Between 1945 and 1951, he played an important role in the Royal Question, vigorously opposing, along with the Socialist Party, the return to power of King Leopold III.
In 1947, he founded, with among others Charles De Visscher, the Institute of International Relations, today the Egmont Institute.
In 1949, he was a delegate of Belgium to the Consultative Assembly of the Council of Europe. Together with René Cassin, he participated in drafting the European Convention on Human Rights, signed in Rome on 4 November 1950. He was responsible for drafting Article 1 of the Convention, which rendered it a text containing not only duties for States but also rights that could be invoked by individuals. In the same year, he served as elected judge at the European Court of Human Rights.
Between 1949 and 1952, he expressed his support for Jean Van Lierde, who refused military service and whose struggle led to the recognition of conscientious objector status in Belgium.
In 1952, at the International Court of Justice, Rolin successfully assisted Mohammad Mosaddegh, Prime Minister of Iran, against the British government, which was contesting Iran's nationalization of its oil resources.
In January–February 1960, he played a key role in the Belgo-Congolese Round Table Conference: while the Belgian government proposed autonomy with a gradual transfer of responsibilities, the Congolese common front wanted total and immediate independence.

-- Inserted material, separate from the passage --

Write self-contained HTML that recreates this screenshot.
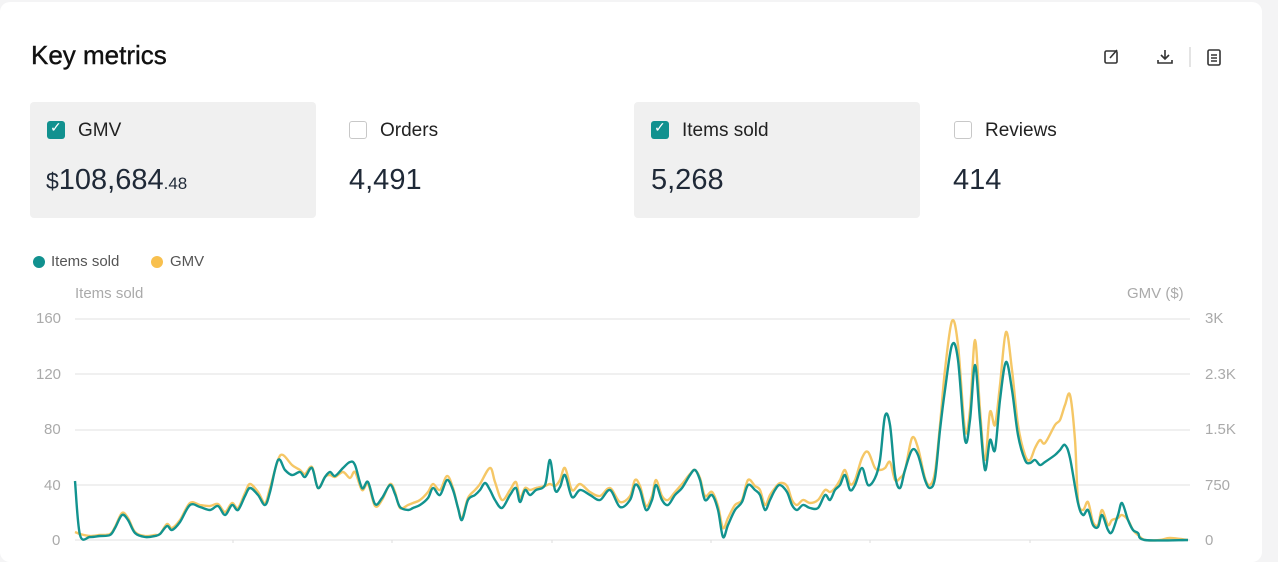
<!DOCTYPE html>
<html><head><meta charset="utf-8"><style>
body{margin:0;width:1278px;height:543px;overflow:hidden;background:#f4f4f5;font-family:"Liberation Sans",sans-serif}
.card{position:absolute;left:0;top:2px;width:1262px;height:560px;background:#fff;border-radius:10px}
.t{position:absolute;white-space:nowrap}
.box{position:absolute;top:102px;width:286px;height:116px;border-radius:4px}
.cb{position:absolute;width:18px;height:18px;border-radius:3px;box-sizing:border-box}
.on{background:#11918f}
.off{border:1.5px solid #c8c8c8;background:#fff}
.lab{font-size:19px;color:#222}
.val{font-size:29px;color:#1f2937}
.ax{font-size:15px;color:#aaa}
</style></head><body>
<div class="card"></div>
<div class="t" style="left:31px;top:40px;font-size:26px;color:#111;-webkit-text-stroke:0.4px #111">Key metrics</div>
<svg style="position:absolute;left:1100px;top:45px" width="130" height="25" fill="none" stroke="#333" stroke-width="1.6">
<rect x="5" y="6" width="12" height="12" rx="1.5"/><path d="M10 13l7-8"/>
<path d="M65 5v9M61 10l4 4 4-4M58 15v3h14v-3"/>
<line x1="90" y1="2" x2="90" y2="22" stroke="#ddd"/>
<rect x="108" y="5" width="12" height="15" rx="1.5"/><path d="M111 10h6M111 13h6M111 16h6"/>
</svg>
<div class="box" style="left:30px;background:#f0f0f0"></div>
<div class="box" style="left:634px;background:#f0f0f0"></div>
<div class="cb on" style="left:47px;top:121px"></div><div class="t" style="left:50px;top:119px;color:#fff;font-size:14px">✓</div>
<div class="t lab" style="left:78px;top:120px">GMV</div>
<div class="t val" style="left:46px;top:164px"><span style="font-size:23px">$</span>108,684<span style="font-size:17px">.48</span></div>
<div class="cb off" style="left:349px;top:121px"></div>
<div class="t lab" style="left:380px;top:120px">Orders</div>
<div class="t val" style="left:349px;top:164px">4,491</div>
<div class="cb on" style="left:651px;top:121px"></div><div class="t" style="left:654px;top:119px;color:#fff;font-size:14px">✓</div>
<div class="t lab" style="left:682px;top:120px">Items sold</div>
<div class="t val" style="left:651px;top:164px">5,268</div>
<div class="cb off" style="left:954px;top:121px"></div>
<div class="t lab" style="left:985px;top:120px">Reviews</div>
<div class="t val" style="left:953px;top:164px">414</div>

<div class="t" style="left:33px;top:256px;width:12px;height:12px;border-radius:6px;background:#11918f"></div>
<div class="t" style="left:51px;top:253px;font-size:15px;color:#555">Items sold</div>
<div class="t" style="left:151px;top:256px;width:12px;height:12px;border-radius:6px;background:#f8c04e"></div>
<div class="t" style="left:170px;top:253px;font-size:15px;color:#555">GMV</div>
<div class="t ax" style="left:75px;top:285px">Items sold</div>
<div class="t ax" style="left:1127px;top:285px">GMV ($)</div>
<div class="t ax" style="left:36px;top:310px">160</div>
<div class="t ax" style="left:36px;top:366px">120</div>
<div class="t ax" style="left:44px;top:421px">80</div>
<div class="t ax" style="left:44px;top:477px">40</div>
<div class="t ax" style="left:52px;top:532px">0</div>
<div class="t ax" style="left:1205px;top:310px">3K</div>
<div class="t ax" style="left:1205px;top:366px">2.3K</div>
<div class="t ax" style="left:1205px;top:421px">1.5K</div>
<div class="t ax" style="left:1205px;top:477px">750</div>
<div class="t ax" style="left:1205px;top:532px">0</div>
<svg style="position:absolute;left:0;top:0" width="1278" height="543">
<g stroke="#e8e8e8" stroke-width="1.2"><line x1="75" x2="1190" y1="319" y2="319"/><line x1="75" x2="1190" y1="374" y2="374"/><line x1="75" x2="1190" y1="430" y2="430"/><line x1="75" x2="1190" y1="485" y2="485"/><line x1="75" x2="1190" y1="540" y2="540"/></g>
<g stroke="#ddd"><path d="M233 540v4M392 540v4M552 540v4M711 540v4M870 540v4M1030 540v4"/></g>
<polyline class="sm" fill="none" stroke="#f5c766" stroke-width="2.4" stroke-linejoin="round" points="75,532 80,534 90,536 100,535 110,534 115,527 122,513 128,518 135,532 145,536 155,535 160,534 167,524 172,528 180,520 190,503 200,505 210,506 218,504 225,512 232,503 238,508 245,493 250,484 258,492 265,503 270,488 278,460 283,455 292,465 300,470 305,474 312,467 318,488 325,477 330,475 335,477 343,472 350,478 355,472 362,490 368,484 375,506 382,500 390,484 395,492 400,508 408,505 413,503 420,500 428,492 433,484 440,490 447,476 453,488 458,508 462,518 468,498 475,490 480,484 490,468 495,482 502,500 510,490 516,482 520,498 525,488 530,490 536,488 545,486 550,484 555,486 560,480 565,468 572,490 580,484 590,492 600,496 610,488 620,502 630,496 635,480 640,486 646,506 652,496 656,480 662,496 668,500 675,492 682,484 690,474 695,470 700,478 705,496 712,492 718,506 723,528 728,518 735,505 742,500 748,480 755,486 760,490 765,505 770,495 775,488 780,483 787,486 792,500 797,505 803,500 810,503 818,500 825,490 830,492 835,488 840,480 845,470 850,484 855,480 862,458 868,452 875,468 880,470 885,468 890,462 895,480 900,478 905,470 912,438 918,448 925,478 930,485 935,472 940,425 945,370 952,321 958,345 965,430 970,410 975,340 980,410 985,460 990,412 995,425 1000,385 1006,332 1012,370 1018,425 1025,455 1030,460 1035,448 1040,440 1045,443 1055,425 1060,420 1065,405 1070,395 1075,440 1078,500 1083,510 1088,502 1093,522 1098,525 1102,510 1108,525 1112,520 1118,518 1122,515 1128,520 1133,530 1138,535 1145,540 1160,540 1170,538 1188,540"/>
<polyline class="sm" fill="none" stroke="#12938f" stroke-width="2.4" stroke-linejoin="round" points="75,481 80,535 90,537 100,536 110,535 115,528 122,515 128,520 135,533 145,537 155,536 160,534 167,526 172,530 180,522 190,505 200,507 210,510 218,506 225,515 232,505 238,510 245,496 250,488 258,495 265,505 270,492 278,460 285,470 292,475 300,472 305,477 312,468 318,488 325,477 330,472 335,476 343,468 350,462 355,465 362,488 368,482 375,504 382,498 390,485 395,494 400,507 408,510 413,508 420,505 428,498 433,488 440,495 447,480 453,490 458,508 462,520 468,500 475,495 480,490 485,483 490,490 495,500 502,508 510,495 516,488 520,502 525,490 530,495 536,490 545,485 550,460 555,490 560,487 565,475 572,497 580,490 590,495 600,500 610,490 620,507 630,500 635,485 640,490 646,510 652,500 656,485 662,500 668,505 675,495 682,488 690,475 695,470 700,480 705,500 712,495 718,510 723,537 728,525 735,510 742,502 748,485 755,490 760,495 765,510 770,500 775,490 780,485 787,492 792,505 797,510 803,505 810,508 818,508 825,495 830,500 835,490 840,485 845,475 850,490 855,485 862,468 868,485 875,478 880,460 885,416 890,425 895,475 900,488 905,470 912,450 918,455 925,480 930,488 935,478 940,430 945,390 952,345 958,360 965,440 970,420 975,365 980,420 985,470 990,440 995,450 1000,400 1006,362 1012,390 1018,435 1025,460 1030,463 1035,460 1040,465 1045,462 1055,455 1060,450 1065,445 1070,458 1078,503 1083,515 1088,510 1093,525 1098,527 1102,515 1108,530 1112,532 1118,515 1122,503 1128,520 1133,530 1138,533 1145,540 1188,540"/>
</svg>
<script>
document.querySelectorAll('polyline.sm').forEach(function(pl){
var p=pl.getAttribute('points').trim().split(/\s+/).map(function(s){return s.split(',').map(Number)});
var d='M'+p[0][0]+' '+p[0][1];
for(var i=0;i<p.length-1;i++){var a=p[i-1]||p[i],b=p[i],c=p[i+1],e=p[i+2]||c;
d+=' C'+(b[0]+(c[0]-a[0])/6)+' '+(b[1]+(c[1]-a[1])/6)+' '+(c[0]-(e[0]-b[0])/6)+' '+(c[1]-(e[1]-b[1])/6)+' '+c[0]+' '+c[1];}
var path=document.createElementNS('http://www.w3.org/2000/svg','path');
['fill','stroke','stroke-width','stroke-linejoin'].forEach(function(k){path.setAttribute(k,pl.getAttribute(k))});
path.setAttribute('d',d);pl.parentNode.replaceChild(path,pl);});
</script>
</body></html>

Rolin considered this regrettable but inevitable and summed up what would become the final agreement in a now-famous phrase: ‘On 30th of June, Belgium must hand over all the keys to the Congo house, and it will be up to the Congolese to decide how to use them.
From May 1965 to September 1968, he was Vice-President, and from 1968 to 1971 President of the European Court of Human Rights.
At the end of his life, he campaigned against the Vietnam War, judging the situation of the Vietnamese people unjust and undignified.
He used the law to promote the ideas he held dear and to defend causes where international law was violated. He said, ‘Today, I am obeying a moral imperative that I cannot resist: the defence of the law, the law that I cannot separate from peace, the law without which nothing lasting can be established, the law that is my religion, my profession, the only bread I want to eat.’
He took part in a debate on Belgian television on the evening of Wednesday, 18 April 1973. During the night between Thursday and Friday, he suffered a fatal heart attack while on a brief stay in Paris. His funeral was very simple: no music, no speeches. The contrast in the huge crowd was striking: senators in tailcoats on one side and young pacifist activists in jeans on the other. He is buried in the Ixelles cemetery.
Walter Ganshof van der Meersch, Paul Foriers and many others created the association ‘Les amis d'Henri Rolin’, now dissolved, of which Ganshof was president.